AI on the Ball: Startup Shoots Computer Vision to the Soccer Pitch

Eyal Ben-Ari just took his first shot on a goal of bringing professional-class analytics to amateur soccer players.

The CEO of startup Track160, in Tel Aviv, has seen his company’s AI-powered sports analytics software tested and used in the big leagues. Now he’s turning his attention to underserved amateurs in the clubs and community teams he says make up “the bigger opportunity” among the world’s 250 million soccer players.

“Almost everyone in professional sports uses data analytics today. Now we’re trying to enable any team at any level to capture their own data and analytics, and the only way to do it is leveraging AI,” he said.

A Kickoff Down Under

In April, the company launched its Coach160 software in Australia, where it’s getting kudos from amateur soccer clubs in Victoria and Queensland. It uses computer vision to let teams automatically generate rich reports and annotated videos with an off-the-shelf camera and a connection to the cloud.

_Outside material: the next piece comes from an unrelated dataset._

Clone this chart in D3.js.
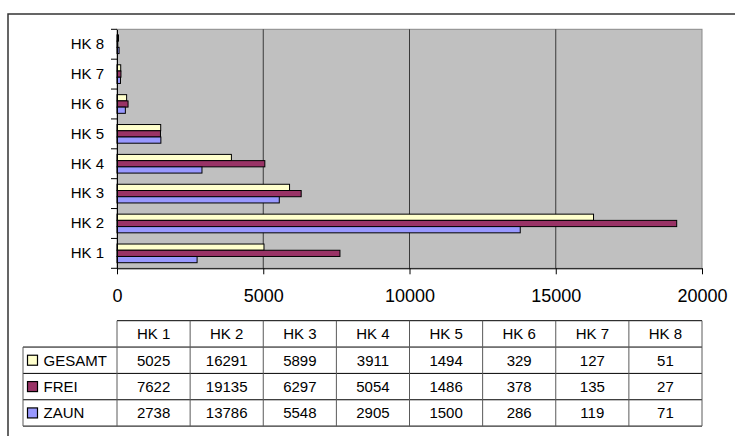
<!DOCTYPE html>
<html>
<head>
<meta charset="utf-8">
<script src="https://cdn.jsdelivr.net/npm/d3@7/dist/d3.min.js"></script>
<style>
  html, body { margin: 0; padding: 0; background: #fff; }
  svg { display: block; font-family: Arial, "Liberation Sans", sans-serif; }
</style>
</head>
<body>
<svg id="chart" width="735" height="436"></svg>
<script>
// Categories and series values
const categories = ["HK 1", "HK 2", "HK 3", "HK 4", "HK 5", "HK 6", "HK 7", "HK 8"];
const seriesNames = ["GESAMT", "FREI", "ZAUN"];
const gesamt = [5025, 16291, 5899, 3911, 1494, 329, 127, 51];
const frei   = [7622, 19135, 6297, 5054, 1486, 378, 135, 27];
const zaun   = [2738, 13786, 5548, 2905, 1500, 286, 119, 71];
const xTicks = [0, 5000, 10000, 15000, 20000];
const seriesColors = ["#FFFFCC", "#993366", "#9999FF"];

const seriesValues = [gesamt, frei, zaun];

const svg = d3.select("#chart");

// outer chart frame
svg.append("rect")
  .attr("x", 8).attr("y", 14)
  .attr("width", 800).attr("height", 500)
  .attr("fill", "none").attr("stroke", "#333").attr("stroke-width", 1.5);

const plot = { left: 117, right: 702, top: 29.3, bottom: 268.3 };

const x = d3.scaleLinear().domain([0, 20000]).range([plot.left, plot.right]);
const y = d3.scaleBand()
  .domain(categories.slice().reverse())
  .range([plot.top, plot.bottom])
  .padding(0);
const bw = y.bandwidth();
const yi = d3.scaleBand().domain(seriesNames).range([5.6, bw - 5.6]).padding(0);

// plot background
svg.append("rect")
  .attr("x", plot.left).attr("y", plot.top)
  .attr("width", plot.right - plot.left).attr("height", plot.bottom - plot.top)
  .attr("fill", "#C0C0C0").attr("stroke", "#8a8a8a").attr("stroke-width", 1);

// vertical gridlines
svg.append("g")
  .selectAll("line")
  .data(xTicks.filter(t => t > 0 && t < 20000))
  .join("line")
  .attr("x1", d => x(d)).attr("x2", d => x(d))
  .attr("y1", plot.top).attr("y2", plot.bottom)
  .attr("stroke", "#3a3a3a").attr("stroke-width", 1);

// bars
const rows = categories.map((c, i) => ({ cat: c, vals: seriesNames.map((s, j) => ({ s, v: seriesValues[j][i], color: seriesColors[j] })) }));
const groups = svg.append("g").selectAll("g")
  .data(rows).join("g")
  .attr("transform", d => `translate(0,${y(d.cat)})`);
groups.selectAll("rect")
  .data(d => d.vals).join("rect")
  .attr("x", x(0))
  .attr("y", d => yi(d.s))
  .attr("width", d => x(d.v) - x(0))
  .attr("height", yi.bandwidth())
  .attr("fill", d => d.color)
  .attr("stroke", "#000").attr("stroke-width", 1);

// x axis
const xAxis = svg.append("g")
  .attr("transform", `translate(0,${plot.bottom})`)
  .call(d3.axisBottom(x).tickValues(xTicks).tickFormat(d3.format("d")).tickSize(6).tickPadding(15).tickSizeOuter(0));
xAxis.select(".domain").attr("stroke", "#000");
xAxis.selectAll(".tick line").attr("stroke", "#000");
xAxis.selectAll("text").attr("font-size", 18).attr("fill", "#000")
  .attr("font-family", 'Arial, "Liberation Sans", sans-serif');

// y axis labels
const yAxis = svg.append("g")
  .attr("transform", `translate(${plot.left},0)`)
  .call(d3.axisLeft(y).tickSize(0).tickPadding(13));
yAxis.select(".domain").attr("stroke", "#000");
yAxis.selectAll("text").attr("font-size", 15).attr("fill", "#000")
  .attr("font-family", 'Arial, "Liberation Sans", sans-serif');

// y axis ticks on category boundaries
const bounds = y.domain().map(c => y(c)).concat([plot.bottom]);
svg.append("g").selectAll("line")
  .data(bounds).join("line")
  .attr("x1", plot.left - 6).attr("x2", plot.left)
  .attr("y1", d => d).attr("y2", d => d)
  .attr("stroke", "#000");

// data table
const table = { left: 23, colLeft: 117, right: 702, top: 320.7, rowH: 26.35 };
const colW = (table.right - table.colLeft) / categories.length;
const tg = svg.append("g");

// horizontal rules
[0, 1, 2, 3, 4].forEach(r => {
  tg.append("line")
    .attr("x1", r === 0 ? table.colLeft : table.left).attr("x2", table.right)
    .attr("y1", table.top + r * table.rowH).attr("y2", table.top + r * table.rowH)
    .attr("stroke", "#000");
});
// vertical rules
d3.range(categories.length + 1).forEach(k => {
  tg.append("line")
    .attr("x1", table.colLeft + k * colW).attr("x2", table.colLeft + k * colW)
    .attr("y1", table.top).attr("y2", table.top + 4 * table.rowH)
    .attr("stroke", "#5a5a5a");
});
tg.append("line")
  .attr("x1", table.left).attr("x2", table.left)
  .attr("y1", table.top + table.rowH).attr("y2", table.top + 4 * table.rowH)
  .attr("stroke", "#5a5a5a");

// header cells
tg.selectAll("text.head")
  .data(categories).join("text")
  .attr("class", "head")
  .attr("x", (d, i) => table.colLeft + (i + 0.5) * colW)
  .attr("y", table.top + table.rowH / 2 + 5.5)
  .attr("text-anchor", "middle").attr("font-size", 15)
  .text(d => d);

// series rows
seriesNames.forEach((s, j) => {
  const rowTop = table.top + (j + 1) * table.rowH;
  const base = rowTop + table.rowH / 2 + 5.5;
  tg.append("rect")
    .attr("x", 27.5).attr("y", base - 10.5)
    .attr("width", 10).attr("height", 10)
    .attr("fill", seriesColors[j]).attr("stroke", "#000").attr("stroke-width", 1.2);
  tg.append("text")
    .attr("x", 43.5).attr("y", base)
    .attr("font-size", 15)
    .text(s);
  tg.selectAll(null)
    .data(seriesValues[j]).join("text")
    .attr("x", (d, i) => table.colLeft + (i + 0.5) * colW)
    .attr("y", base)
    .attr("text-anchor", "middle").attr("font-size", 15)
    .text(d => d);
});
</script>
</body>
</html>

“The analysis and data provided by Track160 will prove a wonderful resource for our coaches and players,” said Vaughn Coveny, a retired pro soccer player now working with multiple youth teams in the region.

Startup With an AI Heritage

Miky Tamir, a serial entrepreneur in sports tech, co-founded Track160 in 2017. The company’s investors include the Deutsche Fussball Liga, Germany’s national soccer league, which contributed annotated datasets from several of its seasons.

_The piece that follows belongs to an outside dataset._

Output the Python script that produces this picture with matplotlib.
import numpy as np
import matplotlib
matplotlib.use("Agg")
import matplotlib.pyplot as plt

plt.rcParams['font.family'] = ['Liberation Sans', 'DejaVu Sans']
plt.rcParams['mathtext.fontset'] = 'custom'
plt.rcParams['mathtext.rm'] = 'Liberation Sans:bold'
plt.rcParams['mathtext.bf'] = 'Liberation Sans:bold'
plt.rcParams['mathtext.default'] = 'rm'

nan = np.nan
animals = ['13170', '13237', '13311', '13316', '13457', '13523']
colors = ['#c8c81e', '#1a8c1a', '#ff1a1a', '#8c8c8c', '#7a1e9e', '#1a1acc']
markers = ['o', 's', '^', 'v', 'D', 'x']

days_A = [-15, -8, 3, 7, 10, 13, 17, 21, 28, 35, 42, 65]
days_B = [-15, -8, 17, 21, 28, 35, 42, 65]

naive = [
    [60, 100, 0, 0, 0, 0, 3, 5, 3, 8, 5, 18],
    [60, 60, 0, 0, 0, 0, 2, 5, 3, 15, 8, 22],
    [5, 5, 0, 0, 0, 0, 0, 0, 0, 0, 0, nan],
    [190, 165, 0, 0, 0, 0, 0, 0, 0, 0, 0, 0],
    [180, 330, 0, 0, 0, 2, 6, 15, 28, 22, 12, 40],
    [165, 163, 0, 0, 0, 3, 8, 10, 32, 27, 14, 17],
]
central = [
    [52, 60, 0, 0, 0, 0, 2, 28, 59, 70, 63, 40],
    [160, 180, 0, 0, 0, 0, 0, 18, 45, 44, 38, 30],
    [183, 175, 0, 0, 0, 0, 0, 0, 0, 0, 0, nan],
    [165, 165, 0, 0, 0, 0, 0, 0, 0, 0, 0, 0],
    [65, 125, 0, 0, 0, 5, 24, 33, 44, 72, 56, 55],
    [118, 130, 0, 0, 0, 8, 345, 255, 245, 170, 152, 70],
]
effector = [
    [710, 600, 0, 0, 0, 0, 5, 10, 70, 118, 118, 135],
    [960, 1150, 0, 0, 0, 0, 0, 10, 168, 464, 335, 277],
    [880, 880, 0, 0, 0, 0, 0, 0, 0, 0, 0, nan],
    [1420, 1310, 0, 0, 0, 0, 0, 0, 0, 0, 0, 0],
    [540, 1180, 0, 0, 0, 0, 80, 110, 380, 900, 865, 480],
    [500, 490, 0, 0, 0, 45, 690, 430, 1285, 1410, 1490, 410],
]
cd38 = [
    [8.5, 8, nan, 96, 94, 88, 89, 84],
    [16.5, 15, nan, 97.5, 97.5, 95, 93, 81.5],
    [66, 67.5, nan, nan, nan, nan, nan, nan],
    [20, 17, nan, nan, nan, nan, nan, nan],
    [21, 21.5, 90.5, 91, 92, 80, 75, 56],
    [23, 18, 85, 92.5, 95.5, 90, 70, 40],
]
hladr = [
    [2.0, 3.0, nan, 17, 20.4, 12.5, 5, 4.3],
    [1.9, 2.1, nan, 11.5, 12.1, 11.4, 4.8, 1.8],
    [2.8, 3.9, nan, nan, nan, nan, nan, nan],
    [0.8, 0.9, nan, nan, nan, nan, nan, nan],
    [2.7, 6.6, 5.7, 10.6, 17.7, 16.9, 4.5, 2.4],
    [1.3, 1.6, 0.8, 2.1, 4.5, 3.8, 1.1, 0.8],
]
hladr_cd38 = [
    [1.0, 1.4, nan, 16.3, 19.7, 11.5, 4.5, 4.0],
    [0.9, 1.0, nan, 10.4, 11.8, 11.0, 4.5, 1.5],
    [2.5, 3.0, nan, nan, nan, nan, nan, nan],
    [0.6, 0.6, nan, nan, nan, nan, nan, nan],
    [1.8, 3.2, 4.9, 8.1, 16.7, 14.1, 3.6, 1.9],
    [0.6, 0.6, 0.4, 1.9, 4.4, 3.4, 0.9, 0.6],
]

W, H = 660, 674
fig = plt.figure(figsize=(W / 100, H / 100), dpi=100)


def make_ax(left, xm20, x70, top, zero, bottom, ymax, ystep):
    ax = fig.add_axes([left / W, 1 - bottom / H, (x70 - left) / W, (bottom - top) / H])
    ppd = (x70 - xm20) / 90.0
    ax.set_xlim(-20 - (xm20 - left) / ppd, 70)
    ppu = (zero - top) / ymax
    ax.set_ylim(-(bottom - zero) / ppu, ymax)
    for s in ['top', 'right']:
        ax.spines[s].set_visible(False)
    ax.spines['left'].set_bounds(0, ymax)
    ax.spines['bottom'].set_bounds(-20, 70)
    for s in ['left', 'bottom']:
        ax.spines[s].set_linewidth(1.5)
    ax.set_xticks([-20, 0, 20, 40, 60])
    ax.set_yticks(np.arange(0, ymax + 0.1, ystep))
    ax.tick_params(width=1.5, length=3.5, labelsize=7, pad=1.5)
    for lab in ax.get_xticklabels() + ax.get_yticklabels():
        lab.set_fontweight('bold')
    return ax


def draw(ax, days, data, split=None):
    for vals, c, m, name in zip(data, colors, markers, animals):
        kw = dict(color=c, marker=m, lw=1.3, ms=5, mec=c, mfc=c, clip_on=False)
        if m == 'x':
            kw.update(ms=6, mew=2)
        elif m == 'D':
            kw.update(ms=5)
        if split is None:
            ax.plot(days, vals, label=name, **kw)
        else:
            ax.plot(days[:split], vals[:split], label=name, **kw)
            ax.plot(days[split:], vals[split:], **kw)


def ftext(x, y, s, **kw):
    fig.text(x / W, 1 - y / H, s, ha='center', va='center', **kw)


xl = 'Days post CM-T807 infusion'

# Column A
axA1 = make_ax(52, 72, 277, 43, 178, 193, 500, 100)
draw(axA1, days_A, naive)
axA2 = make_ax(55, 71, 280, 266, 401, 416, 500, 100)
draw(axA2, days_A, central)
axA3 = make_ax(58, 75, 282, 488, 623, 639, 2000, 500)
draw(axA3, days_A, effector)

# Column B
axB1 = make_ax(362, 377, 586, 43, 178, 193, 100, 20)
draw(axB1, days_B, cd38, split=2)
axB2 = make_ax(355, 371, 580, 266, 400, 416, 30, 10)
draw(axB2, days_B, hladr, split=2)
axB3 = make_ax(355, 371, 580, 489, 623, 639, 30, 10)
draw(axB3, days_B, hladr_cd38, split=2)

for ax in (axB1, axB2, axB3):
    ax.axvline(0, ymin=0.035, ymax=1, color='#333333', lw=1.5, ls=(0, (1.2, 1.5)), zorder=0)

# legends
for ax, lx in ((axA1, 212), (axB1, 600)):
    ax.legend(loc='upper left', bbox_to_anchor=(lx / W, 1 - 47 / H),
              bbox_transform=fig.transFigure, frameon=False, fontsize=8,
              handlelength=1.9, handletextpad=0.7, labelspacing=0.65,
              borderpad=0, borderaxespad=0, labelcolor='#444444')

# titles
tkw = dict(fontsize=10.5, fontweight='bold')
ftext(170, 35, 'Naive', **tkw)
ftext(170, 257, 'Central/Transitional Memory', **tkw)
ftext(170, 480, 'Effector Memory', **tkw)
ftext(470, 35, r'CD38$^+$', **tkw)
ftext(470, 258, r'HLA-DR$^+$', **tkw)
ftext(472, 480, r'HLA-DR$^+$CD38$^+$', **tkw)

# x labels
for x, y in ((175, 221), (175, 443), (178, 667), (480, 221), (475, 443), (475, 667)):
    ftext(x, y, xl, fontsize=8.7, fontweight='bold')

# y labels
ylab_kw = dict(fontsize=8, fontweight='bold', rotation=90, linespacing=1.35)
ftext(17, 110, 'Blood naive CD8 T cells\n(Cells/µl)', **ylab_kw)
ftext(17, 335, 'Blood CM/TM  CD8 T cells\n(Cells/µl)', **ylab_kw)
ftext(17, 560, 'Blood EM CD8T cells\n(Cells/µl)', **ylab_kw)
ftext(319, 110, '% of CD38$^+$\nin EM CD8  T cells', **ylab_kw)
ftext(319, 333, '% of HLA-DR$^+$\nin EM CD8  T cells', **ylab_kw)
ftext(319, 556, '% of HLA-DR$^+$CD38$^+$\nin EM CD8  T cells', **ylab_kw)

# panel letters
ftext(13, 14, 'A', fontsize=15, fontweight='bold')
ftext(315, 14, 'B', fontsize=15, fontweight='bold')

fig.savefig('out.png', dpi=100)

“That helped set a baseline, then we applied transfer learning and developed an ever-growing internal database,” said Tamir Anavi, Track160’s CTO.

Using video from a single camera, the company’s software identifies and tracks players as 3D skeletons, then tags events and actions as they move.

“We use deep learning in every step to understand where the camera is, where the pitch is and where the players are on it,” Anavi said.

With that information, the software delivers detailed analytics and more. It constructs a 3D model so players and coaches can view any part of the game from any perspective, providing what Ben-Ari calls “a metaverse experience.”

Software Certified by the Pros

The Coach160 software got high scores for speed and accuracy in a benchmark for electronic tracking systems created by FIFA, the global federation of more than 200 pro soccer leagues. “We delivered the same performance as others who used six times more cameras,” said Anavi.

One pro league uses the code to get real-time data on game days. It processes 4K video streams with four NVIDIA GPUs and libraries that accelerate the work.

When it comes to AI, Track160 relies on NVIDIA TensorRT to make its models lean so they run fast.

“We couldn’t do inference without it. The work went from being impossible to running smoothly and that got our system from a prototype to production,” said Anavi.

Track160 frequently signed on as a member of NVIDIA Metropolis, a program for companies in intelligent video analytics. Ben Ari says he’ll tap the program’s early access to technology and expertise to accelerate his company’s growth.

Looking Beyond Oz

Australia was a natural first target given its penchant for new technology and large number of amateur soccer players and clubs, said Ben-Ari, who is already planning a launch in the U.S.

Long term, the company plans to train models for other sports, too.

“We see a kind of viral effect where everyone will want to have this,” he said.

“As a dad, I want to know what’s happening when my daughter plays, and even if they’re not pros, people want to know their performance,” said Ben-Ari, who likes to pour over his stats from  triathlons.